We next create four 2x2 contingency matrices, one for each time span of no article/draft creations (first week and first five weeks), and one for each type of account creation (autocreated and non-autocreated). The matrices are as follows:
Autocreated accounts, no draft/article creations during the first week:
Non-survivor | % | Survivor | % | Row total | % | |
---|---|---|---|---|---|---|
Pre-ACTRIAL | 18,990 | 97.1% | 563 | 2.9% | 19,553 | 100.0% |
ACTRIAL | 3,866 | 96.5% | 139 | 3.5% | 4,005 | 100.0% |
Total | 22,856 | 97.0% | 702 | 3.0% | 23,558 | 100.0% |
Non-autocreated accounts, no draft/article creations during the first week:
Non-survivor | % | Survivor | % | Row total | % | |
---|---|---|---|---|---|---|
Pre-ACTRIAL | 424,059 | 97.7% | 10,009 | 2.3% | 434,068 | 100.0% |
ACTRIAL | 84,376 | 97.0% | 2,645 | 3.0% | 87,021 | 100.0% |
Total | 508,435 | 97.6% | 12,654 | 2.4% | 521,089 | 100.0% |
Autocreated accounts, no draft/article creations during the first five weeks:
Non-survivor | % | Survivor | % | Row total | % | |
---|---|---|---|---|---|---|
Pre-ACTRIAL | 20,281 | 97.0% | 628 | 3.0% | 20,909 | 100.0% |
ACTRIAL | 4,021 | 96.4% | 149 | 3.6% | 4,170 | 100.0% |
Total | 24,302 | 96.9% | 777 | 3.1% | 25,079 | 100.0% |
Non-autocreated accounts, no draft/article creations during the first five weeks:
Non-survivor | % | Survivor | % | Row total | % | |
---|---|---|---|---|---|---|
Pre-ACTRIAL | 444,137 | 97.6% | 10,783 | 2.4% | 454,920 | 100.0% |
ACTRIAL | 86,333 | 96.9% | 2,772 | 3.1% | 89,105 | 100.0% |
Total | 530,470 | 97.5% | 13,555 | 2.5% | 544,025 | 100.0% |
Similarly as we did for draft creators, we use a Chi-square goodness-of-fit test to compare the ACTRIAL survival rate against the pre-ACTRIAL survival rate, using the latter as the "expected rate". The results are as follows:
User group | X2 | P-value |
---|---|---|
Autocreated accounts, first week | 5.01 | 0.025 |
Non-autocreated accounts, first week | 207.91 | << 0.001 |
Autocreated accounts, first five weeks | 4.64 | 0.031 |
Non-autocreated accounts, first five weeks | 211.21 | << 0.001 |
For autocreated accounts, the survival rate is about 0.5% higher than similar periods of the five years prior to ACTRIAL, and this is a statistically significant increase.
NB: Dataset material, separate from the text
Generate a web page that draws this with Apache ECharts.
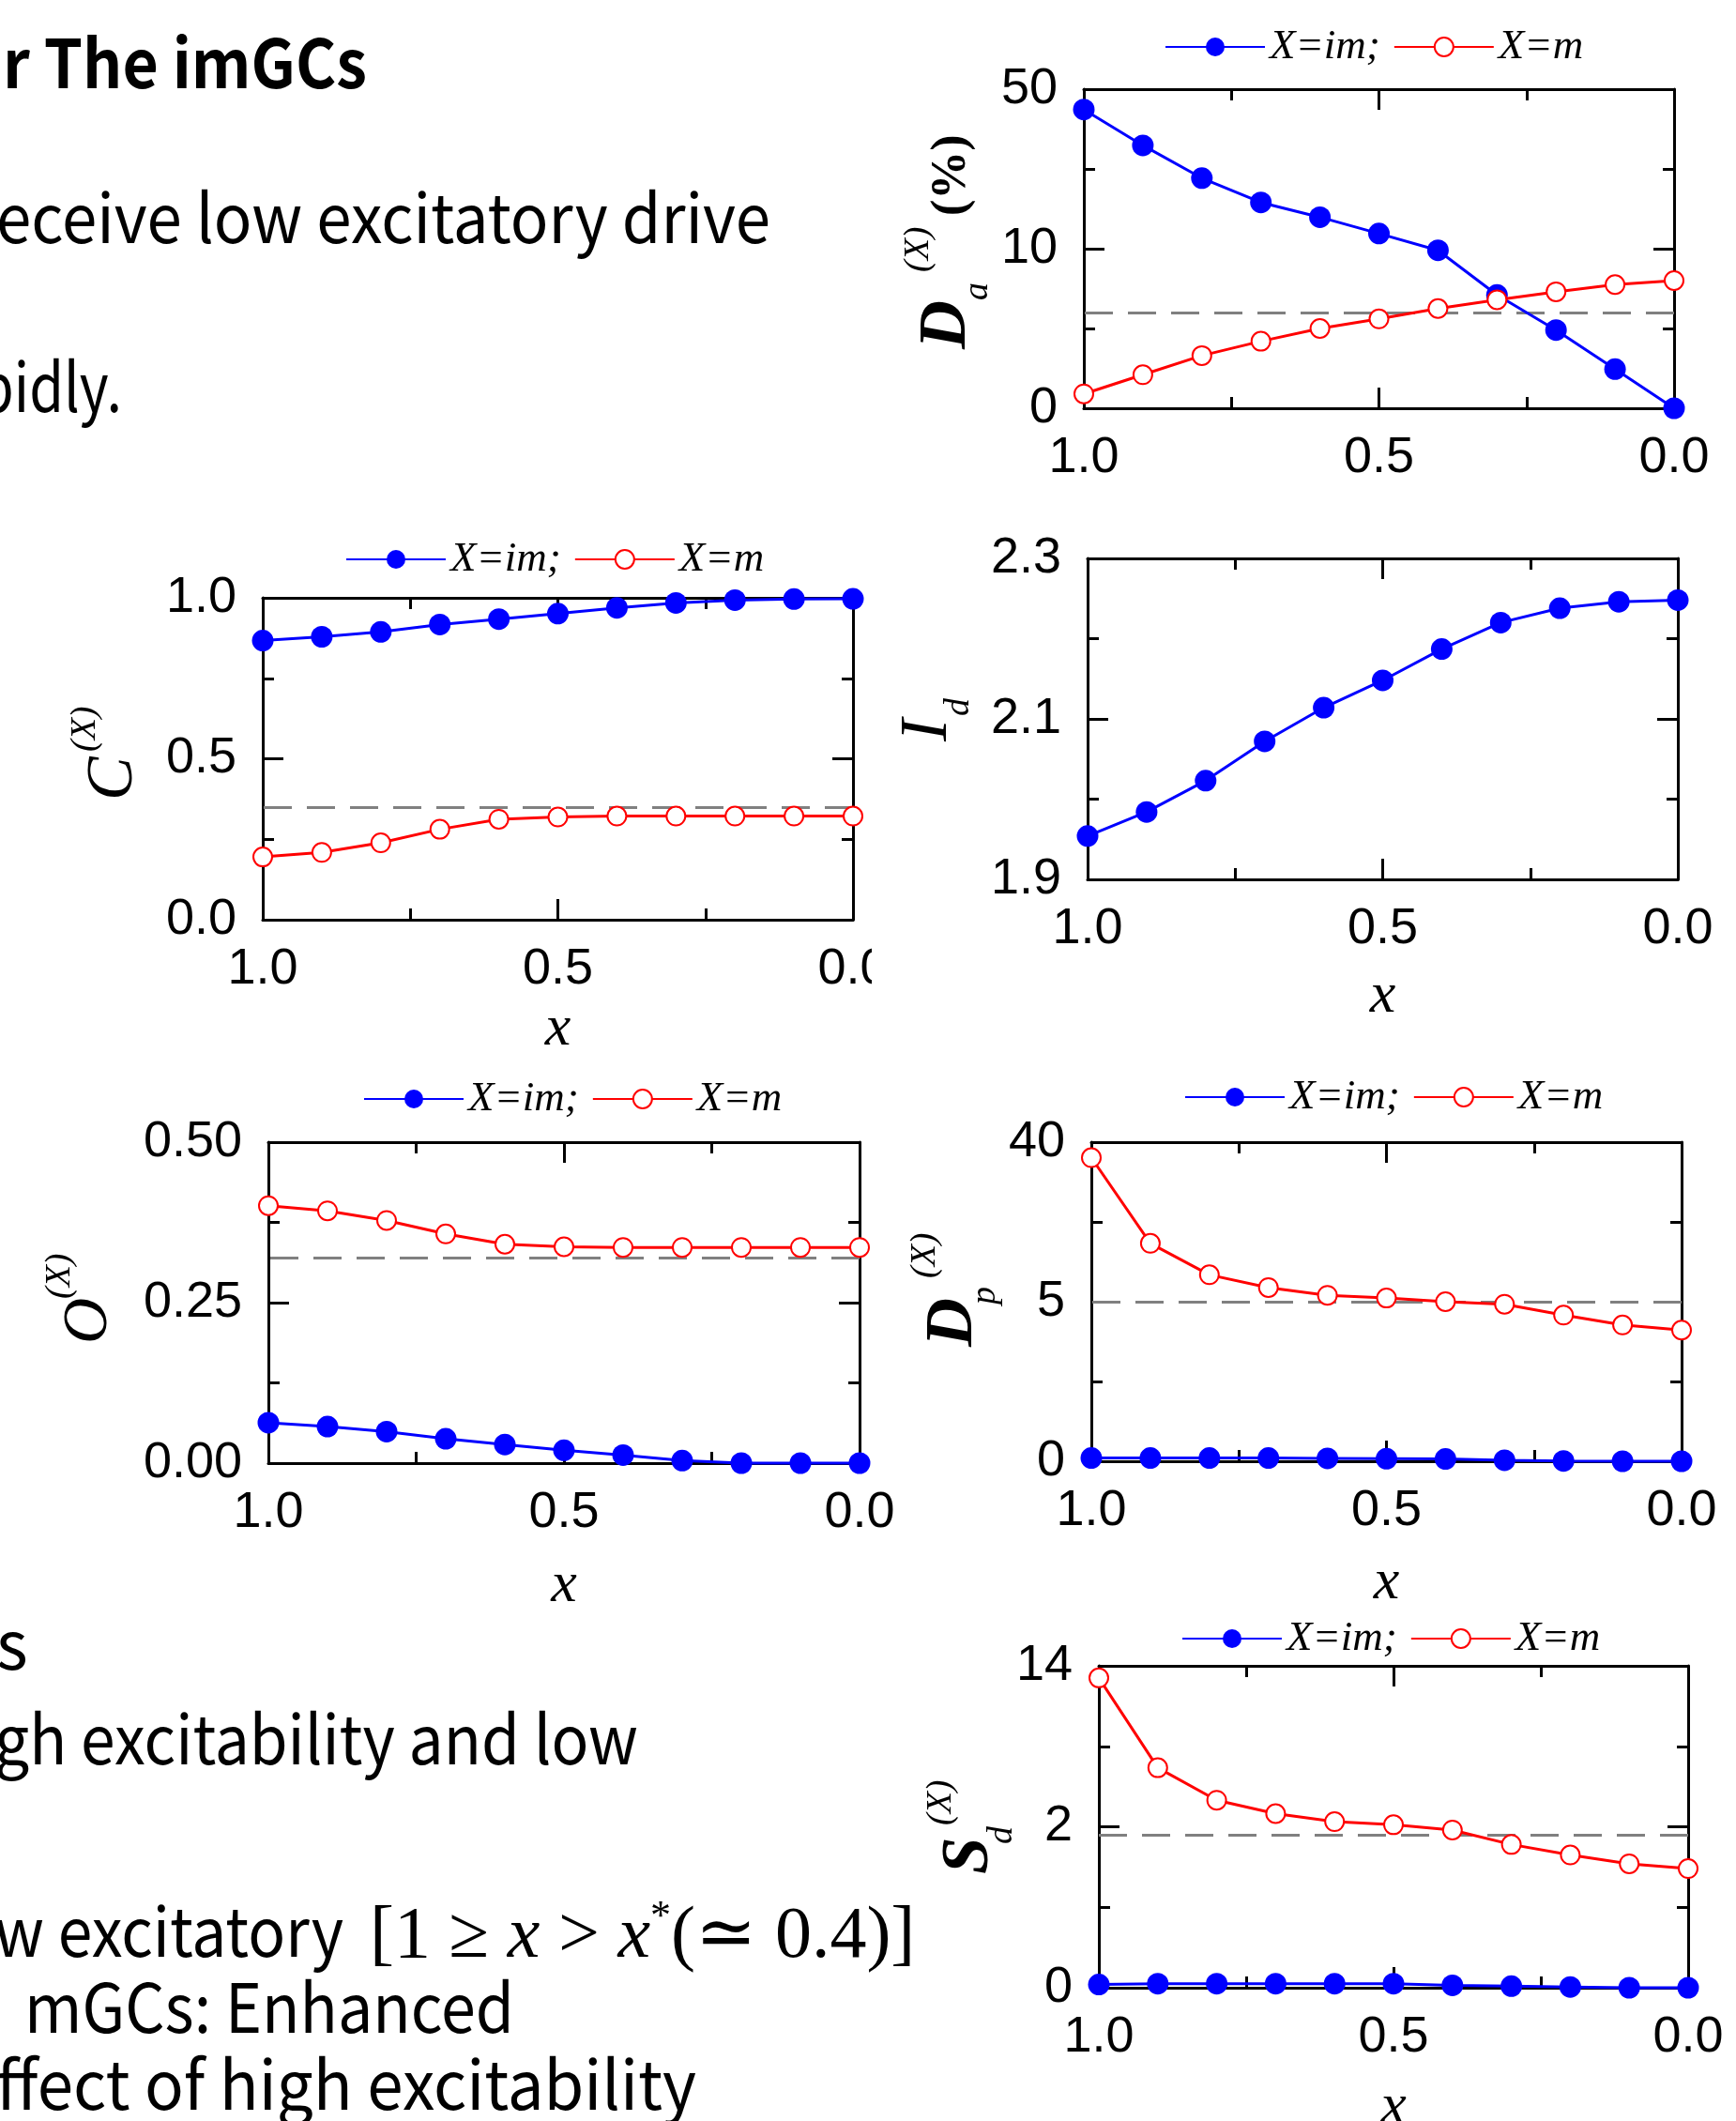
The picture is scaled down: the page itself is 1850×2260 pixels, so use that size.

For non-autocreated accounts, we find an increase of 0.7% in both cases, and this is also a statistically significant increase. This suggests that survival is higher during ACTRIAL. As we discussed in our February 7 work log, further analysis is needed to understand to what extent ACTRIAL is causing this change, or whether there are other factors, given that we have seen increased retention in the fall of previous years.